Trusted and untrusted

I found on Tuesday night that MIT Sloan had turned off WiFi access for unknown laptops. In olden days (as recently as last year), using a WiFi card with an unknown id number would redirect you to a page where you could register as an alumnus. Talking to the students, I learned that the IT department had shut that door to prevent Blaster from running wild.

This morning I went to one of the main campus MIT libraries and went to the IS pages, and found no mention of turning off alumni WiFi access. Opening my laptop, I found that I actually could still access the network while on MIT’s main campus. I registered my laptop and am now happily surfing in my favorite main campus location, the Lewis Music Library.

This all raises a question: did MIT find that the b-school students were less likely to patch their systems than the main campus engineering students?

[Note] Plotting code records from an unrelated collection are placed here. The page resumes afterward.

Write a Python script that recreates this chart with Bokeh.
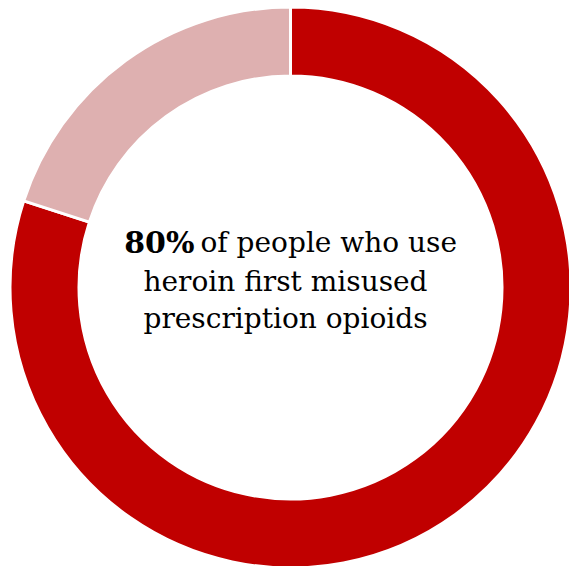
from bokeh.plotting import figure
from bokeh.embed import file_html
from bokeh.resources import INLINE
from bokeh.core.properties import value
from bokeh.models import ColumnDataSource
import math

categories = ["Misused prescription opioids first", "Other"]
shares = [80, 20]
colors = ["#C00000", "#DEB0B0"]
headline = "80%"
line1_rest = "of people who use"
line2 = "heroin first misused"
line3 = "prescription opioids"

W, H = 569, 566
p = figure(width=W, height=H, output_backend="svg", toolbar_location=None,
           x_range=(0, W), y_range=(0, H), min_border=0,
           outline_line_color=None, background_fill_color="white",
           border_fill_color="white")
p.axis.visible = False
p.grid.visible = False

def wx(x):
    return x

def wy(y):
    return H - y

cx, cy = wx(290), wy(287)
total = sum(shares)
starts, ends = [], []
acc = 0.0
for s in shares:
    a0 = math.pi / 2 - 2 * math.pi * acc / total
    acc += s
    a1 = math.pi / 2 - 2 * math.pi * acc / total
    starts.append(a0)
    ends.append(a1)

src = ColumnDataSource(dict(start=starts, end=ends, color=colors, cat=categories))
p.annular_wedge(x=cx, y=cy, inner_radius=211.5, outer_radius=280.5,
                start_angle="start", end_angle="end", direction="clock",
                fill_color="color", line_color="white", line_width=3, source=src)

font = value("DejaVu Serif")
fs = "28px"
split_x = 194
p.text(x=[wx(split_x)], y=[wy(242)], text=[headline], text_font=font, text_font_size="30px",
       text_font_style="bold", text_align="right", text_baseline="middle", text_color="black")
p.text(x=[wx(split_x + 6)], y=[wy(242)], text=[line1_rest], text_font=font, text_font_size=fs,
       text_align="left", text_baseline="middle", text_color="black")
p.text(x=[wx(285), wx(285)], y=[wy(281), wy(318)], text=[line2, line3], text_font=font,
       text_font_size=fs, text_align="center", text_baseline="middle", text_color="black")

open("out.html", "w").write(file_html(p, INLINE))
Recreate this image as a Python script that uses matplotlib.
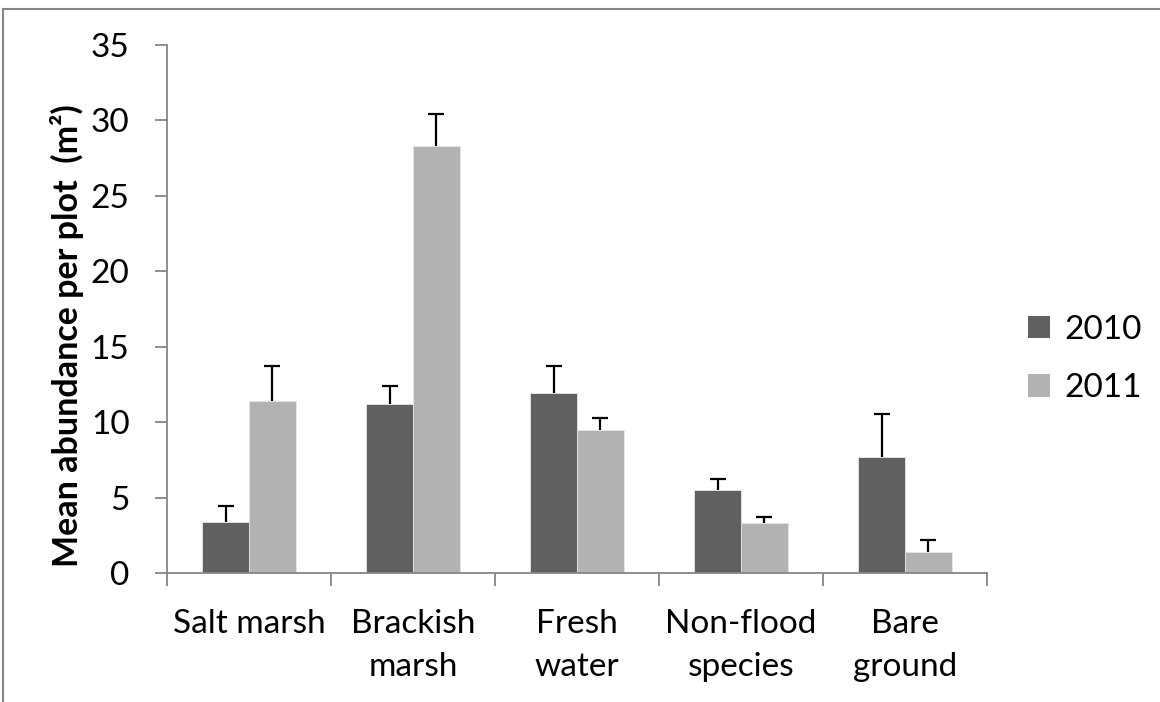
import numpy as np
import matplotlib.pyplot as plt
from matplotlib.lines import Line2D
from matplotlib.patches import Patch

categories = ["Salt marsh", "Brackish\nmarsh", "Fresh\nwater", "Non-flood\nspecies", "Bare\nground"]
years = ["2010", "2011"]
mean_2010 = [3.4, 11.2, 11.9, 5.5, 7.7]
mean_2011 = [11.4, 28.3, 9.5, 3.3, 1.4]
err_2010 = [1.05, 1.2, 1.8, 0.73, 2.85]
err_2011 = [2.35, 2.15, 0.8, 0.38, 0.8]

dark = "#606060"
light = "#b2b2b2"
axis_gray = "#868686"
fs = 24

plt.rcParams['font.family'] = ['Lato', 'DejaVu Sans']

fig = plt.figure(figsize=(11.6, 7.02), dpi=100)
ax = fig.add_axes([167 / 1160, 1 - 573 / 702, 820 / 1160, 528 / 702])

x = np.arange(len(categories))
w = 0.284
for pos, vals, errs, col in [(x - w / 2, mean_2010, err_2010, dark),
                             (x + w / 2, mean_2011, err_2011, light)]:
    ax.bar(pos, vals, w, color=col, edgecolor="#e6e6e6", linewidth=0.6, zorder=2)
    tops = np.array(vals) + np.array(errs)
    ax.vlines(pos, vals, tops, color="black", lw=1.6, zorder=3)
    ax.plot(pos, tops, ls="none", marker="_", ms=12, mew=1.6, color="black", zorder=3)

ax.set_xlim(-0.5, len(categories) - 0.5)
ax.set_ylim(0, 35)
ax.set_yticks(np.arange(0, 36, 5))

# category boundaries as major ticks, labels on minor ticks
ax.set_xticks(np.arange(-0.5, len(categories), 1.0))
ax.set_xticklabels([])
ax.set_xticks(x, minor=True)
ax.set_xticklabels(categories, minor=True, fontsize=fs, linespacing=1.55)
ax.tick_params(axis="x", which="minor", length=0, pad=26)
ax.tick_params(axis="x", which="major", length=9, width=1.3, color=axis_gray)
ax.tick_params(axis="y", length=9, width=1.3, color=axis_gray, labelsize=fs, pad=18)

for s in ["top", "right"]:
    ax.spines[s].set_visible(False)
for s in ["left", "bottom"]:
    ax.spines[s].set_color(axis_gray)
    ax.spines[s].set_linewidth(1.3)

ax.set_ylabel("Mean abundance per plot  (m²)", fontsize=24.5, fontweight="bold")
ax.yaxis.set_label_coords((84 - 167) / 820, (573 - 336) / 528)

handles = [Patch(facecolor=dark, edgecolor="none"), Patch(facecolor=light, edgecolor="none")]
fig.legend(handles, years, loc="center left", bbox_to_anchor=(1028 / 1160, 1 - 359 / 702),
           frameon=False, fontsize=fs, handlelength=0.65, handleheight=0.65,
           handletextpad=0.45, labelspacing=0.85, borderaxespad=0, borderpad=0)

# chart area border (top and left)
fig.add_artist(Line2D([3 / 1160, 1], [1 - 9 / 702, 1 - 9 / 702], color=axis_gray, lw=1.5))
fig.add_artist(Line2D([3 / 1160, 3 / 1160], [0, 1 - 9 / 702], color=axis_gray, lw=1.5))

fig.savefig("out.png", dpi=100)
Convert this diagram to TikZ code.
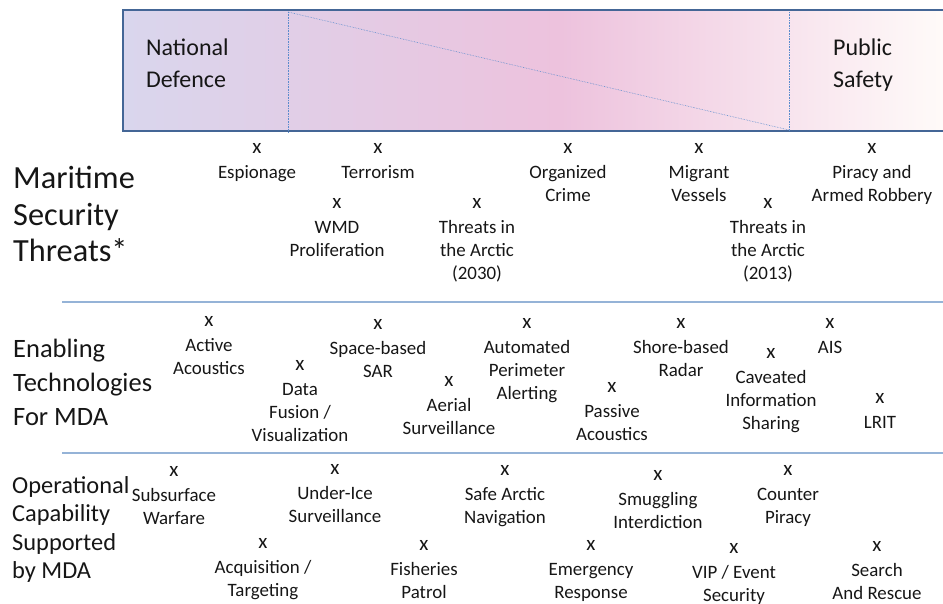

Or did the IT department at Sloan (which is partly independent of the main campus IS group) decide on their own to save themselves headaches by pre-empting the problem? The fact that Sloan is mostly a Windows shop while the rest of the campus tends to be pretty heterogeneous may also have something to do with it. The end result, though, is that laptops are less trusted at Sloan than on main campus.

MBAs can really talk

I have one more event (out of four in two days) here at Harvard Business School in a few minutes, and then I can relax. It’s been a crazy couple of days, but I should be able to enjoy a little bit more of Boston soon.